Since the blogosphere is typically in the first-person, I struggle with "attacking the ball without attacking the player."
All the best,
Gary
Posted by: Gary Stager | November 13, 2007 at 09:53 AM
I read the links, and found Gary's opinion very knee-jerk. After thinking about it some more, I wrote a post trying to frame the whole issue in a different way. http://globalvirtual.blogspot.com/2007/11/elbonian-takeover.html
Posted by: Jeremy Aldrich | November 13, 2007 at 03:12 PM
Gary, that's a great point. One of the things I note about my law school experience was that they did a great job of teaching us how to have fierce, intellectual conversations and disagreements without taking it personally. In other words, we could have a ferocious, no-holds barred (and phenomenal) conversation about some legal issue and then go out for a beer afterward, enlighted by the others' viewpoint. Sometimes the edublogosphere could benefit from a little more of that...

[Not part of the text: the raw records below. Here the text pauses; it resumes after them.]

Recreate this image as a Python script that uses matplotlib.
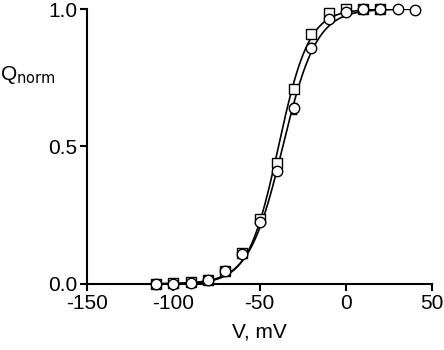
import numpy as np
import matplotlib.pyplot as plt

plt.rcParams['font.family'] = ['Liberation Sans', 'DejaVu Sans']
plt.rcParams['axes.unicode_minus'] = False

# voltages (mV)
v_sq = [-110, -100, -90, -80, -70, -60, -50, -40, -30, -20, -10, 0, 10, 20]
q_sq = [0.0, 0.002, 0.005, 0.015, 0.047, 0.113, 0.236, 0.44, 0.71, 0.91, 0.985, 1.0, 1.0, 1.0]
e_sq = [0.003, 0.003, 0.004, 0.006, 0.008, 0.01, 0.012, 0.012, 0.014, 0.01, 0.006, 0.004, 0.003, 0.003]

v_ci = [-110, -100, -90, -80, -70, -60, -50, -40, -30, -20, -10, 0, 10, 20, 30, 40]
q_ci = [0.0, 0.0, 0.003, 0.013, 0.045, 0.11, 0.225, 0.41, 0.64, 0.86, 0.965, 0.99, 1.0, 1.0, 1.0, 0.995]
e_ci = [0.003, 0.003, 0.004, 0.006, 0.008, 0.01, 0.012, 0.014, 0.02, 0.016, 0.01, 0.006, 0.004, 0.003, 0.003, 0.003]

# boltzmann fit parameters (V half, slope)
fit_sq = (-39.0, 8.8)
fit_ci = (-36.5, 9.8)

def boltz(v, vh, k):
    return 1.0 / (1.0 + np.exp(-(v - vh) / k))

fig = plt.figure(figsize=(4.44, 3.5), dpi=100)
ax = fig.add_axes([0.196, 0.189, 0.777, 0.785])

vv = np.linspace(-110, 40, 400)
ax.plot(vv, boltz(vv, *fit_sq), 'k-', lw=1.2)
ax.plot(vv, boltz(vv, *fit_ci), 'k-', lw=1.2)

ax.errorbar(v_sq, q_sq, yerr=e_sq, fmt='s', mfc='white', mec='k', ecolor='k',
            ms=6.5, mew=1.0, capsize=2, elinewidth=0.8, clip_on=False, zorder=3)
ax.errorbar(v_ci, q_ci, yerr=e_ci, fmt='o', mfc='white', mec='k', ecolor='k',
            ms=7.5, mew=1.0, capsize=2, elinewidth=0.8, clip_on=False, zorder=4)

ax.set_xlim(-150, 50)
ax.set_ylim(0, 1.0)
ax.set_xticks([-150, -100, -50, 0, 50])
ax.set_yticks([0, 0.5, 1.0])
ax.set_yticklabels(['0.0', '0.5', '1.0'])
for s in ['top', 'right']:
    ax.spines[s].set_visible(False)
for s in ['left', 'bottom']:
    ax.spines[s].set_linewidth(1.5)
ax.tick_params(direction='out', length=5, width=1.5, labelsize=15, pad=2)

ax.set_xlabel('V, mV', fontsize=15, labelpad=7)
fig.text(0.0, 0.785, r'Q$_{\mathrm{norm}}$', fontsize=15, ha='left', va='center')

fig.savefig('out.png', dpi=100)
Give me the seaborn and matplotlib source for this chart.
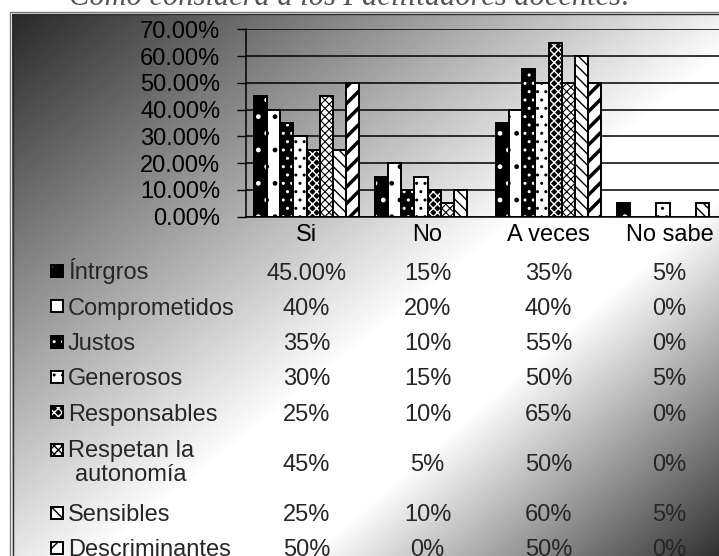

Posted by: Scott McLeod | November 13, 2007 at 03:13 PM
It may be a "student" artifact, but there are few of those that have such wide circulation. Also, whether intended or not, this is a propaganda piece about education, and how it is out of sync with modern life. It's reached more people, and more importantly, more non-educators rather than the usual stakeholders that you, or Mr. Stager, reach. It may not read like a graduate thesis, or a Truffaut oeuvre, or even a "slick" political ad, but that will give it a real and genuine quality making it more believable to the general audience and therefore more effective. Mr. Stager may give it an "D" as a college level project, I give it an "A" as a college level speech and propaganda project. Political propaganda does not need to name a solution, it only needs to name a problem.
Thanks for the spot to share my views...
Posted by: A. Mercer | November 17, 2007 at 10:03 AM
Jeremy's Elbonian education reforms post: a really nice piece of satire. Much more interesting than just writing a ten point rebuttal. More interesting for him to write, more interesting for me to read ;-).